The Dao That can be told is not the eternal Dao – Laozi c6th century BCE
One of the most important ideas to appear at this time came from the Daode Jing (The way and its Power) It was one of the first attempts to propose a theory of just rule, based on de (virtual), which could be found by following Dao (the way), and forms the basis of the philosophy known as Daoism.

HAPPY IS HE WHO HAS OVERCOME HIS EGO – SIDDHARTHA GAUTAMA C.563-483
In his early life, Gautama enjoyed luxury and, we are told, all the sensual pleasures. However, he realised that these were not enough on their own to bring him true happiness.
Buddha at Kushinagar, where he attained Nirvana @ Shashi, 2015

Gautama came to conclusion that there must be a ‘middle way’ between self-indulgence and self-mortification. This middle way, he believed should lead to true happiness, or ‘enlightenment’, and to find it he applied reason to his own experience.

His thoughts also find echoes in the ideas of later Western philosophers such as in Hume’s concept of the self and Schopenhauer’s view of the human condition. But it was not until the 20th century that Buddhism was to have any direct influence on Western thinking. Since then more and more westerners have turned to it for guidance on how to life.

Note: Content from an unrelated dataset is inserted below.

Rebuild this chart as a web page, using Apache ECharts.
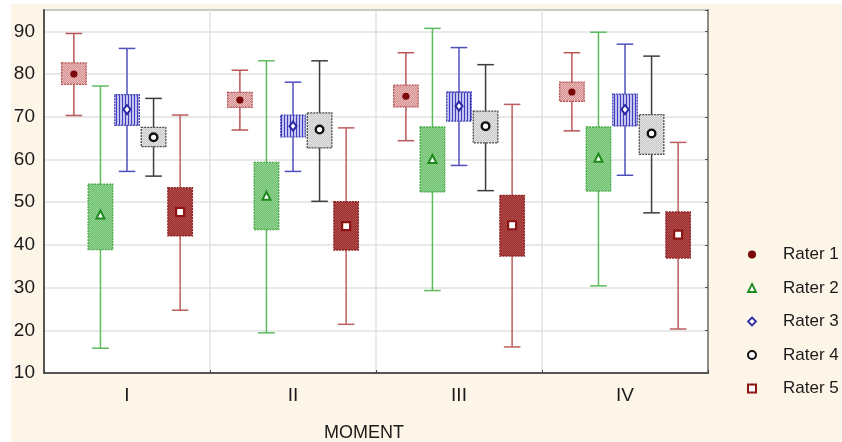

HOLD FAITHFULNESS AND SINCERITY AS FIRST PRINCIPLES – CONFUCIUS c.551 – 479 BCE
Confucius sought constants in a world of change, and for him this meant a search for moral values that could enable rulers to govern justly.

EVERYTHING IS FLUX – HERACLITUS c.535 – 475 BCE
It is the balancing of opposites, such as day and night and hot and cold, which Heraclitus believes leads to the unity of the universe, or the idea that everything is a part of a single fundamental process or substance – the central tenet of monism.

ALL IS ONE – PARMENIDES c.515 – 445 BCE
From the premise that something exists (“It is”), Parmenides deduces that it cannot also not exist (“It is not”), as this would involve a logical contradiction. It follows therefore that a state of nothing existing is impossible – there can be no void. Something cannot then come from nothing, and so must always have existed in some form. This permanent form cannot change, because something that is permanent cannot change into something else without it ceasing to be permanent. Fundamental change is therefore impossible.

MAN IS THE MEASURE OF ALL THINGS – PROTAGORAS c.490 – 420 BCE
The main implication of ‘man is the measure of all things’ is that belief is subjective and relative. Tyco Protagoras, nothing is inherently good in itself. Something is ethical or right, only because a person or society judges it to be so.

WHEN ONE THROWS TO ME A PEACH, I RETURN TO HIM A PLUM – MOZI c.470 -391 BCE
After not liking the emphasis on clan relationship that runs through Confucianism, Mozi set up his own school of thought, advocating universal love or jian ai. By jian ai, Mozi means that we should care for all people equally regardless of their status or their relationship-p to us. He regards this philosophy, which became known as Mohism, which ‘nourishes and sustains all love’, as being fundamentally benevolent and in accordance with the way of heaven.

NOTHING EXISTS EXCEPT ATOMS AND EMPTY SPACE – DEMOCRITUS c. 460 – 371; AND LEUCIPPUS early 5TH CENTURY BCE
They suggested that everything is made up of tiny, indivisible and unchangeable particles, which they called atoms (atmos is Greek for un-cuttable)

THE LIFE WHICH IS UNEXAMINED IS NOT WORTH LIVING – SOCRATES c.469 – 399 BCE
This gaining of knowledge, rather than wealth or high status, is the ultimate goal of life. It is not a matter of entertainment or curiosity- it is the reason why we exist.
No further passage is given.